Bank of America will record a $3.3 billion gain in the third quarter as a result of the sale, and a $3.5 billion increase to its core capital under current rules, a spokesman said.
Under proposed Basel III rules, the sale will generate an $8.3 billion gain for Bank of America. The bank will also be required to hold less capital against the CCB shares, because it will now own about 5 percent of the holdings, less than the 10 percent level that triggers higher capital requirements under Basel III.
The CCB stock sale is the latest in a series of moves by the largest U.S. bank to increase capital before Basel III takes effect.
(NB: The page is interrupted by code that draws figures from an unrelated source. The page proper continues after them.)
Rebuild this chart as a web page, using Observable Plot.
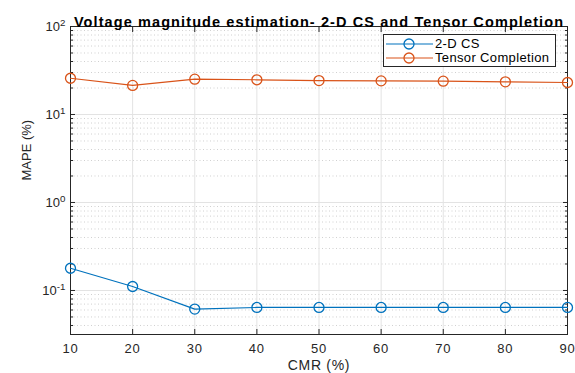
<!DOCTYPE html>
<html><head><meta charset="utf-8">
<script src="https://cdn.jsdelivr.net/npm/d3@7"></script>
<script src="https://cdn.jsdelivr.net/npm/@observablehq/plot@0.6"></script>
<style>
body{margin:0;background:#fff;font-family:"Liberation Sans",Arial,sans-serif;}
#wrap{position:relative;width:575px;height:373px;}
#legend{position:absolute;left:383px;top:34px;width:171px;height:31px;border:1px solid #262626;background:#fff;font-size:13px;letter-spacing:0.35px;color:#000;}
#legend .row{position:absolute;left:0;height:15px;line-height:15px;}
#legend svg{position:absolute;left:0;top:0;}
#legend span{position:absolute;left:51px;white-space:nowrap;}
</style></head>
<body><div id="wrap"></div>
<script>
const cmr = [10, 20, 30, 40, 50, 60, 70, 80, 90];
const cs2d = [0.179, 0.111, 0.0614, 0.0641, 0.0641, 0.0641, 0.0641, 0.0641, 0.0641];
const tensor = [25.8, 21.4, 25.2, 24.8, 24.3, 24.1, 23.9, 23.5, 23.1];
const seriesNames = ["2-D CS", "Tensor Completion"];
const colors = ["#0072BD", "#D95319"];
const xTicks = [10, 20, 30, 40, 50, 60, 70, 80, 90];
const yMajor = [0.1, 1, 10, 100];
const yMinor = [0.04,0.05,0.06,0.07,0.08,0.09,0.2,0.3,0.4,0.5,0.6,0.7,0.8,0.9,2,3,4,5,6,7,8,9,20,30,40,50,60,70,80,90];
const title = "Voltage magnitude estimation- 2-D CS and Tensor Completion";

const data = [];
cmr.forEach((c,i)=>{
  data.push({cmr:c, v:cs2d[i], s:seriesNames[0]});
});
cmr.forEach((c,i)=>{
  data.push({cmr:c, v:tensor[i], s:seriesNames[1]});
});

const axisCol = "#262626";
const chart = Plot.plot({
  width: 575, height: 373,
  marginLeft: 70, marginRight: 8, marginTop: 26, marginBottom: 39,
  style: {fontFamily: '"Liberation Sans", Arial, sans-serif', fontSize: "12px", color: axisCol, background: "#fff"},
  x: {domain: [10, 90]},
  y: {type: "log", domain: [0.0316, 100]},
  color: {domain: seriesNames, range: colors},
  marks: [
    Plot.gridY(yMinor, {stroke: "#c4c4c4", strokeOpacity: 1, strokeDasharray: "1,2.5", strokeWidth: 0.8}),
    Plot.gridY(yMajor, {stroke: "#e3e3e3", strokeOpacity: 1, strokeWidth: 1}),
    Plot.gridX(xTicks, {stroke: "#e3e3e3", strokeOpacity: 1, strokeWidth: 1}),
    Plot.frame({stroke: axisCol, strokeWidth: 1}),
    Plot.axisX({ticks: xTicks, tickSize: -5, tickPadding: 14, tickFormat: d => String(d), fontSize: 13, label: null}),
    Plot.axisX({anchor: "top", ticks: xTicks, tickSize: -5, fill: "none", label: null}),
    Plot.axisY({ticks: yMajor, tickSize: -5, tickPadding: 10, tickFormat: d => "10^" + Math.round(Math.log10(d)), fontSize: 13, label: null}),
    Plot.axisY({ticks: yMinor, tickSize: -3, fill: "none", label: null}),
    Plot.axisY({anchor: "right", ticks: yMajor, tickSize: -5, fill: "none", label: null}),
    Plot.axisY({anchor: "right", ticks: yMinor, tickSize: -3, fill: "none", label: null}),
    Plot.line(data, {x: "cmr", y: "v", z: "s", stroke: "s", strokeWidth: 1.2}),
    Plot.dot(data, {x: "cmr", y: "v", stroke: "s", r: 5, strokeWidth: 1.3, fill: "none"}),
    Plot.text([title], {frameAnchor: "top", dy: -10, fontWeight: "bold", fontSize: 14.5, fill: "#000"}),
    Plot.text(["CMR (%)"], {frameAnchor: "bottom", dy: 35, fontSize: 14, fill: axisCol}),
    Plot.text(["MAPE (%)"], {frameAnchor: "left", dx: -44, rotate: -90, fontSize: 13, fill: axisCol})
  ]
});
// superscript exponents in y tick labels
d3.select(chart).selectAll("text").each(function(){
  const t = this.textContent;
  const m = /^10\^(-?\d+)$/.exec(t);
  if (m) {
    this.textContent = "";
    const sel = d3.select(this);
    sel.append("tspan").text("10");
    sel.append("tspan").attr("dy", "-0.45em").attr("font-size", "0.75em").text(m[1]);
  }
});
// horizontal letter spacing to mimic the reference's wider glyphs
d3.select(chart).selectAll("text").each(function(){
  const t = this.textContent;
  if (t === title) d3.select(this).attr("letter-spacing", "1.1px");
  else if (t === "CMR (%)") d3.select(this).attr("letter-spacing", "0.7px");
  else if (/^\d0$/.test(t)) d3.select(this).attr("letter-spacing", "0.8px");
});
document.getElementById("wrap").appendChild(chart);

// legend
const leg = d3.select("#wrap").append("div").attr("id", "legend");
seriesNames.forEach((n, i) => {
  const row = leg.append("div").attr("class", "row").style("top", (1 + i * 14) + "px").style("width", "171px");
  const svg = row.append("svg").attr("width", 50).attr("height", 15);
  svg.append("line").attr("x1", 2).attr("x2", 49).attr("y1", 8).attr("y2", 8).attr("stroke", colors[i]).attr("stroke-width", 1.2);
  svg.append("circle").attr("cx", 25).attr("cy", 8).attr("r", 5).attr("fill", "none").attr("stroke", colors[i]).attr("stroke-width", 1.3);
  row.append("span").text(n);
});
</script>
</body></html>
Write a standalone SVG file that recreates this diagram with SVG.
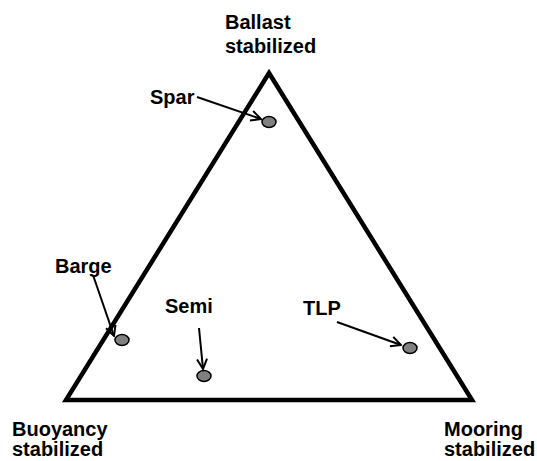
<svg xmlns="http://www.w3.org/2000/svg" width="537" height="461" viewBox="0 0 537 461">
<style>
.lbl{font-family:"Liberation Sans",Arial,sans-serif;font-weight:bold;font-size:20px;fill:#000}
.pt{fill:#808080;stroke:#000;stroke-width:1.5}
.arr{stroke:#000;stroke-width:2;fill:none;marker-end:url(#ah)}
</style>
<defs>
<marker id="ah" viewBox="0 0 12 12" refX="11" refY="6" markerWidth="12" markerHeight="12" markerUnits="userSpaceOnUse" orient="auto">
<path d="M1,1 L11,6 L1,11" fill="none" stroke="#000" stroke-width="2"/>
</marker>
</defs>
<rect width="537" height="461" fill="#fff"/>
<g id="triangle">
<polygon points="269,73 472,400 66,400" fill="none" stroke="#000" stroke-width="4.5" stroke-linejoin="miter"/>
</g>
<g id="ballast"><text class="lbl" x="225" y="29">Ballast</text><text class="lbl" x="225" y="53">stabilized</text></g>
<g id="buoyancy"><text class="lbl" x="12" y="436">Buoyancy</text><text class="lbl" x="12" y="456">stabilized</text></g>
<g id="mooring"><text class="lbl" x="444" y="436">Mooring</text><text class="lbl" x="444" y="456">stabilized</text></g>
<g id="spar"><text class="lbl" x="150" y="104">Spar</text><ellipse class="pt" cx="269" cy="122" rx="7" ry="5.5"/></g>
<g id="barge"><text class="lbl" x="55" y="273">Barge</text><ellipse class="pt" cx="122" cy="340" rx="7" ry="5.5"/></g>
<g id="semi"><text class="lbl" x="165" y="313">Semi</text><ellipse class="pt" cx="204" cy="376" rx="7" ry="5.5"/></g>
<g id="tlp"><text class="lbl" x="303" y="315">TLP</text><ellipse class="pt" cx="410" cy="348" rx="7" ry="5.5"/></g>
<g id="connectors">
<line class="arr" x1="197" y1="97" x2="261" y2="119"/>
<line class="arr" x1="93" y1="275" x2="114" y2="336"/>
<line class="arr" x1="199" y1="328" x2="203" y2="369"/>
<line class="arr" x1="337" y1="322" x2="401" y2="345"/>
</g>
</svg>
"It really doesn't move the needle under current rules," said Jefferson Harralson, bank analyst with Keefe, Bruyette & Woods Inc. "But this starts to move them to where they need to be."
Bank of America in recent weeks has agreed to sell an $8.6 billion Canadian credit card portfolio to TD Bank Group and is in talks to sell $1 billion of real estate assets to Blackstone Group.
In the last six quarters, Bank of America has generated some $30 billion of proceeds from asset sales, as it has sold a range of assets from a foreclosure insurance unit, investments in Latin and South American banks, and U.S. mortgage-servicing rights.
Fears about the bank's ability to meet its capital requirement have cut the bank's stock price by a third since the beginning of August, including a 20 pct plunge on August 8.
Bank of America paid $3 billion for a 9.9 percent stake in CCB, the world's No. 2 bank by market value, before the Chinese lender's IPO in 2005.
The U.S. bank increased its holdings in following years to 25.6 billion shares, including 23.6 billion that came out of lock-up on August 29.
It is free to sell the remaining shares in 2013.